According to The Washington Post, Guzmán's lawyers filed requests to U.S. District Judge Brian Cogan for two hours of outdoor access, as well as access to the commissary and the ability to buy earplugs and water. In their letter, they said that his current "deprivation of sunlight and fresh air" was causing "psychological scarring" and violated "the 8th Amendment's ban on cruel and unusual punishment as well as the fundamental norms of human decency."

The Metropolitan Correctional Center has been described as a "gulag" by Jeanne Theoharis, Distinguished Professor of Political Science at Brooklyn College, who told Gothamist last year, "If I described these conditions to you—filthy, freezing, no natural light, isolation so extreme that you’re punished for speaking through the walls, absurd rules like prisoners not getting to see the newspapers unless they’re 30 days old, secrecy so deep that people are force-fed and lawyers can be punished for describing the conditions their clients are experiencing—you’d be forgiven for thinking that this was Iran or Russia."
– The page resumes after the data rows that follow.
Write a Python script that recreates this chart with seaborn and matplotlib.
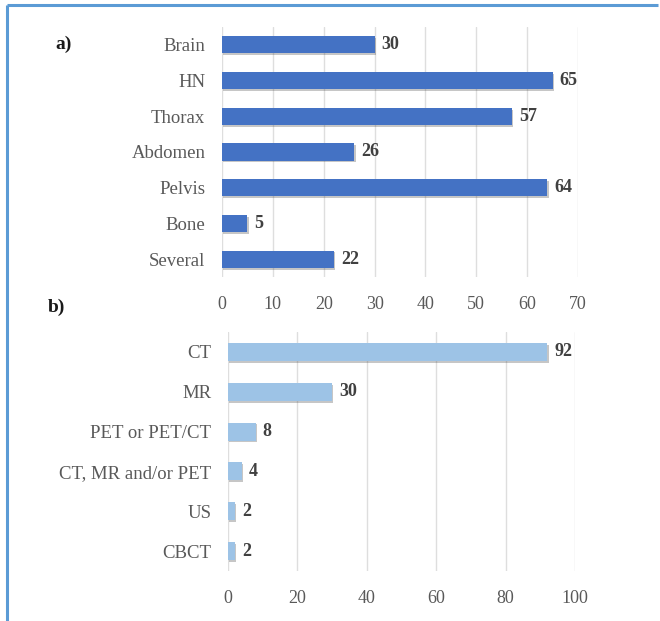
import matplotlib
matplotlib.use("Agg")
import matplotlib.pyplot as plt
import matplotlib.patheffects as pe
from matplotlib.lines import Line2D
import seaborn as sns
import pandas as pd

# Panel a: anatomical sites
sites = ["Brain", "HN", "Thorax", "Abdomen", "Pelvis", "Bone", "Several"]
site_counts = [30, 65, 57, 26, 64, 5, 22]
site_ticks = [0, 10, 20, 30, 40, 50, 60, 70]

# Panel b: imaging modalities
modalities = ["CT", "MR", "PET or PET/CT", "CT, MR and/or PET", "US", "CBCT"]
modality_counts = [92, 30, 8, 4, 2, 2]
modality_ticks = [0, 20, 40, 60, 80, 100]

sns.set_theme(style="white")
plt.rcParams["font.family"] = ["Liberation Serif", "DejaVu Serif"]

W, H = 660, 621
fig = plt.figure(figsize=(W / 100, H / 100), dpi=100)


def px_axes(left, top, right, bottom):
    return fig.add_axes([left / W, 1 - bottom / H, (right - left) / W, (bottom - top) / H])


def draw_panel(ax, cats, vals, ticks, color, bar_w, label_pad):
    df = pd.DataFrame({"cat": cats, "val": vals})
    sns.barplot(data=df, x="val", y="cat", orient="h", color=color,
                saturation=1, width=bar_w, ax=ax, zorder=3, linewidth=0)
    for p in ax.patches:
        p.set_edgecolor("none")
        p.set_path_effects([pe.SimplePatchShadow(offset=(1.0, -1.3), alpha=0.3,
                                                 shadow_rgbFace="#444444"),
                            pe.Normal()])
    ax.set_xlim(ticks[0], ticks[-1])
    ax.set_ylim(len(cats) - 0.5, -0.5)
    ax.set_xticks(ticks)
    ax.set_xlabel("")
    ax.set_ylabel("")
    ax.xaxis.grid(True, color="#dedede", linewidth=1.0, zorder=0)
    ax.yaxis.grid(False)
    for s in ax.spines.values():
        s.set_visible(False)
    ax.tick_params(axis="x", length=0, pad=14, labelsize=13, labelcolor="#595959")
    ax.tick_params(axis="y", length=0, pad=label_pad, labelsize=13.5, labelcolor="#595959")
    for i, v in enumerate(vals):
        ax.annotate(f"{v}", xy=(v, i), xytext=(5, 0), textcoords="offset points",
                    va="center", ha="left", fontsize=13, fontweight="bold",
                    color="#404040")


ax_a = px_axes(222, 27, 578, 277)
draw_panel(ax_a, sites, site_counts, site_ticks, "#4472c4", 0.48, 12)

ax_b = px_axes(228, 332, 575, 571)
draw_panel(ax_b, modalities, modality_counts, modality_ticks, "#9dc3e6", 0.45, 12)

fig.text(55 / W, 1 - 44 / H, "a)", fontsize=14, fontweight="bold", color="#1a1a1a",
         ha="left", va="center")
fig.text(48 / W, 1 - 307 / H, "b)", fontsize=14, fontweight="bold", color="#1a1a1a",
         ha="left", va="center")

# Frame lines along the top and left edges
fig.add_artist(Line2D([7 / W, 658 / W], [1 - 4.5 / H, 1 - 4.5 / H], color="#5b9bd5",
                      linewidth=2.2, solid_capstyle="butt", transform=fig.transFigure))
fig.add_artist(Line2D([7 / W, 7 / W], [0, 1 - 4.5 / H], color="#5b9bd5",
                      linewidth=2.2, solid_capstyle="butt", transform=fig.transFigure))

fig.savefig("out.png", dpi=100, facecolor="white")
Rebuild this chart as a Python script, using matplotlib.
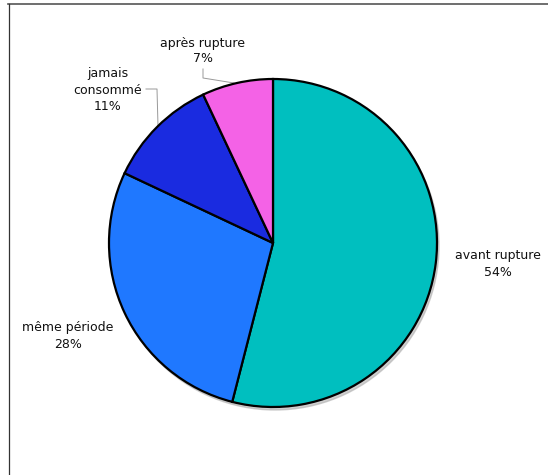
import matplotlib.pyplot as plt
from matplotlib.lines import Line2D
from matplotlib.patches import Circle

labels = ["avant rupture", "même période", "jamais\nconsommé", "après rupture"]
values = [54, 28, 11, 7]
colors = ["#00BFBF", "#1F78FF", "#1A2BE0", "#F462E6"]

W, H = 548, 475
fig = plt.figure(figsize=(W / 100, H / 100), dpi=100)
ax = fig.add_axes([0, 0, 1, 1])

cx, cy, r = 273, H - 243, 164

# soft shadow under the pie
ax.add_patch(Circle((cx + 2, cy - 3), r, color="#b0b0b0", alpha=0.6, zorder=1))
ax.pie(values, colors=colors, startangle=90, counterclock=False,
       center=(cx, cy), radius=r, frame=True,
       wedgeprops=dict(edgecolor="black", linewidth=1.6, zorder=2))
ax.set_xlim(0, W)
ax.set_ylim(0, H)
ax.set_aspect("equal")
ax.axis("off")

# labels
lab_pos = [(498, 264), (68, 336), (108, 90), (203, 51)]
for lab, v, (x, y) in zip(labels, values, lab_pos):
    ax.text(x, H - y, f"{lab}\n{v}%", ha="center", va="center",
            fontsize=9, linespacing=1.3, color="#111111")

# leader lines
ax.plot([203, 203, 234], [H - 69, H - 78, H - 83], color="#999999", lw=0.7, zorder=0.5)
ax.plot([146, 157, 158], [H - 89, H - 89, H - 126], color="#999999", lw=0.7, zorder=0.5)

# frame lines
fig.add_artist(Line2D([8 / W, 1], [1 - 4 / H, 1 - 4 / H], color="#555555", lw=1.2))
fig.add_artist(Line2D([9 / W, 9 / W], [0, 1 - 4 / H], color="#333333", lw=0.9))

fig.savefig("out.png", dpi=100)
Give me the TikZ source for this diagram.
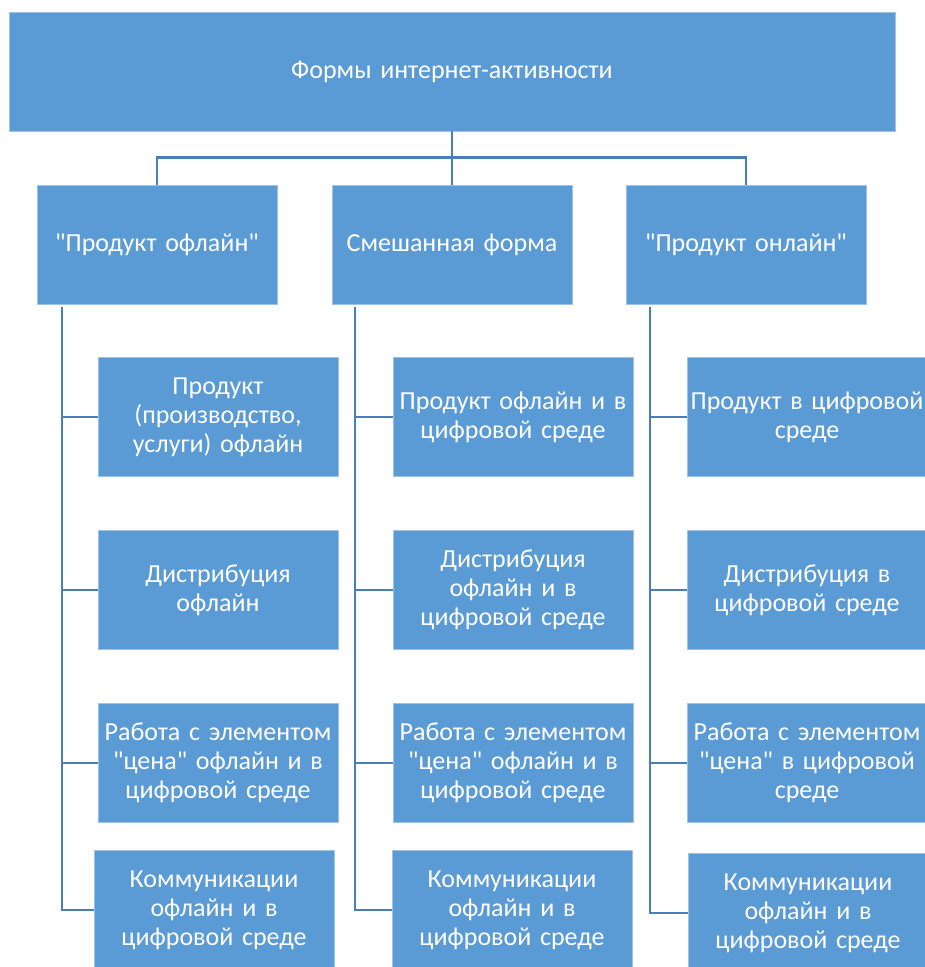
\documentclass[tikz,border=0pt]{standalone}
\usepackage{fontspec}
\setmainfont[Ligatures=TeXOff]{Carlito}
\usepackage{tikz}

\definecolor{boxblue}{HTML}{5B9BD5}
\definecolor{lineblue}{HTML}{4A7EBB}
\definecolor{edgeblue}{HTML}{9DC3E6}

\tikzset{
	block/.style={fill=boxblue, draw=edgeblue, line width=0.8pt, text=white,
		minimum width=240pt, minimum height=119pt, text width=238pt,
		inner sep=0pt, align=center, font=\fontsize{26}{29}\selectfont},
	tree/.style={draw=lineblue, line width=2.6pt}
}

\begin{document}
\begin{tikzpicture}[x=1pt, y=-1pt]
	\useasboundingbox (0,0) rectangle (925,967);
	\fill[white] (0,0) rectangle (925,967);

	% root and the three forms
	\node[block, minimum width=886pt, text width=880pt] (top) at (452,71.5) {Формы интернет-активности};
	\node[block] (off) at (157,244.5) {"Продукт офлайн"};
	\node[block] (mix) at (452,244.5) {Смешанная форма};
	\node[block] (on)  at (746,244.5) {"Продукт онлайн"};

	\foreach \n in {off,mix,on}
		\draw[tree] (top.south) -- ++(0,26) -| (\n.north);

	% offline column
	\node[block] (off1) at (218,417) {Продукт\\(производство,\\услуги) офлайн};
	\node[block] (off2) at (218,590) {Дистрибуция\\офлайн};
	\node[block] (off3) at (218,763) {Работа с элементом\\"цена" офлайн и в\\цифровой среде};
	\node[block] (off4) at (214,910) {Коммуникации\\офлайн и в\\цифровой среде};

	% mixed column
	\node[block] (mix1) at (513,417) {Продукт офлайн и в\\цифровой среде};
	\node[block] (mix2) at (513,590) {Дистрибуция\\офлайн и в\\цифровой среде};
	\node[block] (mix3) at (513,763) {Работа с элементом\\"цена" офлайн и в\\цифровой среде};
	\node[block] (mix4) at (512,910) {Коммуникации\\офлайн и в\\цифровой среде};

	% online column
	\node[block] (on1) at (807,417) {Продукт в цифровой\\среде};
	\node[block] (on2) at (807,590) {Дистрибуция в\\цифровой среде};
	\node[block] (on3) at (807,763) {Работа с элементом\\"цена" в цифровой\\среде};
	\node[block] (on4) at (808,913) {Коммуникации\\офлайн и в\\цифровой среде};

	% trunks and branches
	\foreach \n/\dx in {off/-95, mix/-97, on/-96} {
		\coordinate (\n trunk) at ([xshift=\dx pt, yshift=-3pt]\n.south);
		\draw[tree] (\n trunk) |- (\n4.west);
		\foreach \i in {1,2,3}
			\draw[tree] (\n\i.west) -- (\n\i.west -| \n trunk);
	}

\end{tikzpicture}
\end{document}
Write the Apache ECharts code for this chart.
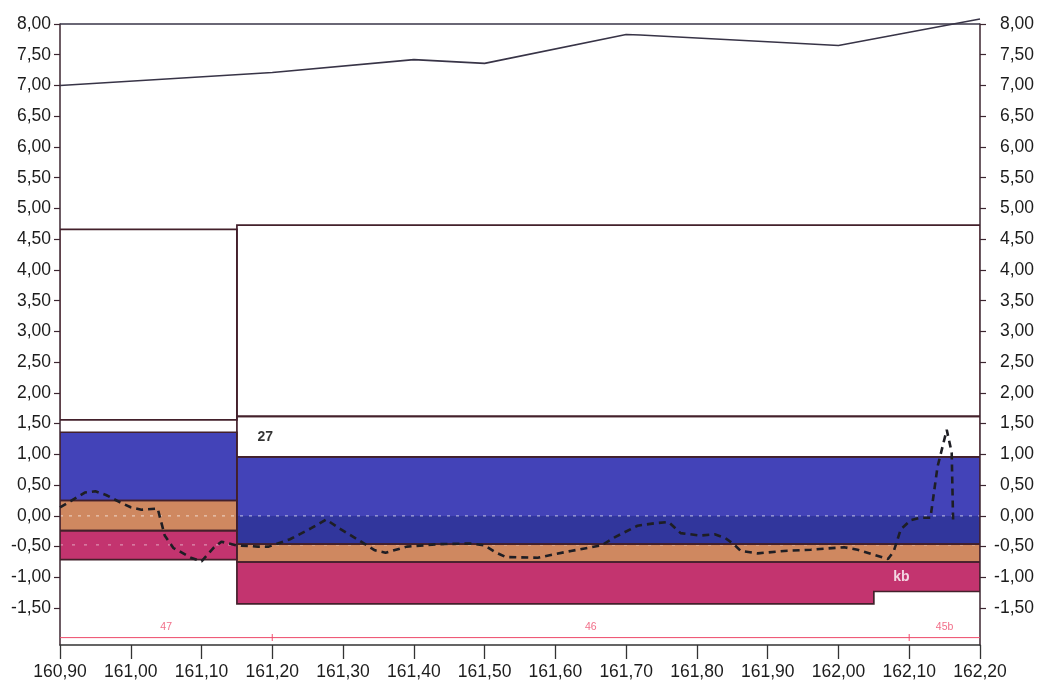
<!DOCTYPE html>
<html>
<head>
<meta charset="utf-8">
<script src="https://cdn.jsdelivr.net/npm/echarts@6/dist/echarts.min.js"></script>
<style>
html,body{margin:0;padding:0;background:#ffffff;}
#c{width:1041px;height:687px;}
</style>
</head>
<body>
<div id="c"></div>
<script>
// ---------- data ----------
const xMin = 160.90, xMax = 162.20, xStep = 0.10;
const yMin = -2.10, yMax = 8.00;
const yTickValues = [-1.5, -1.0, -0.5, 0.0, 0.5, 1.0, 1.5, 2.0, 2.5, 3.0, 3.5, 4.0,
                     4.5, 5.0, 5.5, 6.0, 6.5, 7.0, 7.5, 8.0];

// upper reference line and terrain line
const topLineX = [160.90, 162.20];
const topLineY = [8.00, 8.00];
const terrainX = [160.90, 161.20, 161.40, 161.50, 161.70, 161.72, 162.00, 162.20];
const terrainY = [7.00, 7.21, 7.42, 7.36, 7.83, 7.82, 7.65, 8.08];

// dashed measured line
const waterX = [160.900,160.915,160.935,160.950,160.965,160.985,161.000,161.015,161.038,161.048,
                161.060,161.085,161.100,161.117,161.128,161.150,161.180,161.195,161.225,161.255,
                161.276,161.297,161.320,161.345,161.360,161.390,161.435,161.480,161.500,161.515,
                161.530,161.575,161.600,161.622,161.665,161.685,161.716,161.740,161.760,161.777,
                161.805,161.825,161.840,161.852,161.862,161.886,161.923,161.961,162.008,162.027,
                162.070,162.078,162.088,162.102,162.116,162.130,162.140,162.153,162.160,162.162];
const waterY = [0.14,0.24,0.38,0.40,0.34,0.22,0.14,0.10,0.12,-0.32,
                -0.52,-0.68,-0.74,-0.52,-0.42,-0.48,-0.50,-0.50,-0.38,-0.20,
                -0.06,-0.22,-0.38,-0.56,-0.60,-0.50,-0.46,-0.45,-0.48,-0.59,
                -0.67,-0.68,-0.62,-0.57,-0.48,-0.34,-0.16,-0.12,-0.10,-0.28,
                -0.32,-0.30,-0.36,-0.46,-0.57,-0.61,-0.57,-0.55,-0.51,-0.55,
                -0.70,-0.58,-0.22,-0.07,-0.03,-0.03,0.80,1.40,1.03,-0.08];

// soil / water layers (kind + outline in data units)
const layerKind = ['void','blue','sand','clay','void','void','blue','deep','sand','clay'];
const layerOutline = [
  [[160.90,4.66],[161.15,4.66],[161.15,1.56],[160.90,1.56]],
  [[160.90,1.36],[161.15,1.36],[161.15,0.25],[160.90,0.25]],
  [[160.90,0.25],[161.15,0.25],[161.15,-0.24],[160.90,-0.24]],
  [[160.90,-0.24],[161.15,-0.24],[161.15,-0.71],[160.90,-0.71]],
  [[161.15,4.73],[162.20,4.73],[162.20,1.62],[161.15,1.62]],
  [[161.15,1.62],[162.20,1.62],[162.20,0.96],[161.15,0.96]],
  [[161.15,0.96],[162.20,0.96],[162.20,-0.46],[161.15,-0.46]],
  [[161.15,0.00],[162.20,0.00],[162.20,-0.46],[161.15,-0.46]],
  [[161.15,-0.46],[162.20,-0.46],[162.20,-0.75],[161.15,-0.75]],
  [[161.15,-0.75],[162.20,-0.75],[162.20,-1.23],[162.05,-1.23],[162.05,-1.43],[161.15,-1.43]]
];

// horizontal dotted level marks
const levelMarks = [0.00, -0.47];

// layer captions
const captionText = ['27', 'kb'];
const captionX = [161.19, 162.089];
const captionY = [1.28, -1.00];
const captionKind = ['dark', 'light'];

// kilometre sections along the bottom
const sectionLevel = -1.98;
const sectionBounds = [160.90, 161.20, 162.10, 162.20];
const sectionNames = ['47', '46', '45b'];

// ---------- styles ----------
const kindFill = {void:'#ffffff', blue:'#4343b8', deep:'#31369c', sand:'#cf8860', clay:'#c3346f'};
const kindOutlined = {void:true, blue:true, deep:false, sand:true, clay:true};
const outlineColor = '#43202b';
const textColor = '#1c1c1c';
const sectionColor = '#ee4a6a';
const fontFamily = 'Liberation Sans, Arial, sans-serif';

const zip = (xs, ys) => xs.map((x, i) => [x, ys[i]]);
const fmt = v => v.toFixed(2).replace('.', ',');

function layerRenderer(fillPass) {
  return function (params, api) {
    const i = params.dataIndex;
    const kind = layerKind[i];
    const pts = layerOutline[i].map(p => api.coord(p));
    if (fillPass) {
      return {type:'polygon', shape:{points:pts}, style:{fill:kindFill[kind], stroke:null}};
    }
    if (!kindOutlined[kind]) return null;
    return {type:'polygon', shape:{points:pts}, style:{fill:null, stroke:outlineColor, lineWidth:1.7}};
  };
}

const layerData = layerOutline.map(o => o[0]);
const sectionCenters = sectionNames.map((n, i) => [(sectionBounds[i] + sectionBounds[i + 1]) / 2, sectionLevel, n]);
const sectionTicks = sectionBounds.slice(1, -1).map(x => [x, sectionLevel]);

const chart = echarts.init(document.getElementById('c'), null, {renderer:'canvas'});

function yAxisDef(position, labelOpts) {
  return {
    type:'value', min:yMin, max:yMax, position:position,
    splitLine:{show:false},
    axisLine:{show:true, lineStyle:{color:'#3c2630', width:1.5}},
    axisTick:{show:true, length:6, customValues:yTickValues, lineStyle:{color:'#3c2630', width:1.2}},
    axisLabel:Object.assign({customValues:yTickValues, formatter:v => fmt(v), fontFamily:fontFamily,
                             fontSize:17.5, color:textColor}, labelOpts)
  };
}

chart.setOption({
  animation:false,
  backgroundColor:'#ffffff',
  grid:{left:60, right:61, top:24, bottom:42, containLabel:false},
  xAxis:{
    type:'value', min:xMin, max:xMax, interval:xStep,
    splitLine:{show:false},
    axisLine:{show:true, onZero:false, lineStyle:{color:'#333333', width:1.5}},
    axisTick:{show:true, length:14, lineStyle:{color:'#333333', width:1.3}},
    axisLabel:{formatter:v => fmt(v), fontFamily:fontFamily, fontSize:17.5, color:textColor, margin:18}
  },
  yAxis:[
    yAxisDef('left', {margin:9}),
    yAxisDef('right', {margin:54, align:'right'})
  ],
  series:[
    {type:'custom', name:'layers', renderItem:layerRenderer(true), data:layerData,
     encode:{x:0, y:1}, clip:true, z:1, silent:true},
    {type:'line', name:'levels-0', data:[[xMin, levelMarks[0]], [xMax, levelMarks[0]]], showSymbol:false,
     lineStyle:{color:'rgba(255,255,255,0.55)', width:1.2, type:[3,6]}, z:2, silent:true},
    {type:'line', name:'levels-1', data:[[xMin, levelMarks[1]], [xMax, levelMarks[1]]], showSymbol:false,
     lineStyle:{color:'rgba(255,255,255,0.45)', width:1.2, type:[3,9]}, z:2, silent:true},
    {type:'custom', name:'outlines', renderItem:layerRenderer(false), data:layerData,
     encode:{x:0, y:1}, clip:true, z:3, silent:true},
    {type:'line', name:'top', data:zip(topLineX, topLineY), showSymbol:false, smooth:false, clip:false,
     lineStyle:{color:'#383447', width:1.6}, z:4},
    {type:'line', name:'terrain', data:zip(terrainX, terrainY), showSymbol:false, smooth:false, clip:false,
     lineStyle:{color:'#383447', width:1.6}, z:4},
    {type:'line', name:'water', data:zip(waterX, waterY), showSymbol:false, smooth:false,
     lineStyle:{color:'#1e1e24', width:2.6, type:[7,5]}, z:5},
    {type:'line', name:'sections', data:[[xMin, sectionLevel], [xMax, sectionLevel]], showSymbol:false,
     lineStyle:{color:sectionColor, width:1}, z:4},
    {type:'scatter', name:'sectionTicks', data:sectionTicks, symbol:'rect', symbolSize:[1.2, 7],
     itemStyle:{color:sectionColor}, z:4},
    {type:'scatter', name:'sectionNames', data:sectionCenters, symbolSize:0,
     label:{show:true, position:'top', distance:5, formatter:p => p.value[2],
            color:sectionColor, fontSize:10.5, fontFamily:fontFamily}, z:4},
    {type:'scatter', name:'captions',
     data:captionText.map((t, i) => ({value:[captionX[i], captionY[i], t],
        label:{color: captionKind[i] === 'dark' ? '#000000' : '#ffffff', textBorderWidth:0}})),
     symbolSize:0,
     label:{show:true, position:'inside', formatter:p => p.value[2], fontWeight:900,
            color:'#000000', textBorderWidth:0,
            fontSize:14, fontFamily:fontFamily}, z:6}
  ]
});
</script>
</body>
</html>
However, law enforcement officials see the request as the first step in Guzmán's attempt to escape, given his history of fleeing prisons. In 2001, he got out of Puente Grande, a maximum-security prison in Mexico, with the aid of guards and supposedly through a laundry truck. Then, in 2015, Guzmán wriggled out of a tunnel located under his cell's shower. And it wasn't any ordinary tunnel: The mile-long tunnel—with ceilings just high enough for Guzmán's diminutive stature—had ventilation, lighting and a getaway motorcycle:

Citing government documents, the Washington Post reports that authorities saw the exercise request as "part of a ploy to escape from prison or silence cooperating witnesses." A prosecutor also argued against the commissary items, stating that in in the hands of high-risk inmates, they could very well be used as weapons.

The MCC has an outdoor yard, but nearly 40 years ago, associates of a convicted narcotics dealer hijacked a sightseeing helicopter in an attempt to extract him from the roof of the jail. The NY Times reported at the time, "The daring, intricately timed escape plot failed, authorities said, because the hijackers were unable to cut through a heavy wire screen covering the roof."

In February, a Brooklyn jury found Guzmán guilty of murder conspiracy, money laundering, firearms possession, and, for years, spearheading over 200 tons of cocaine into the United States. Guzmán will be sentenced in late June, where he's looking at several life sentences.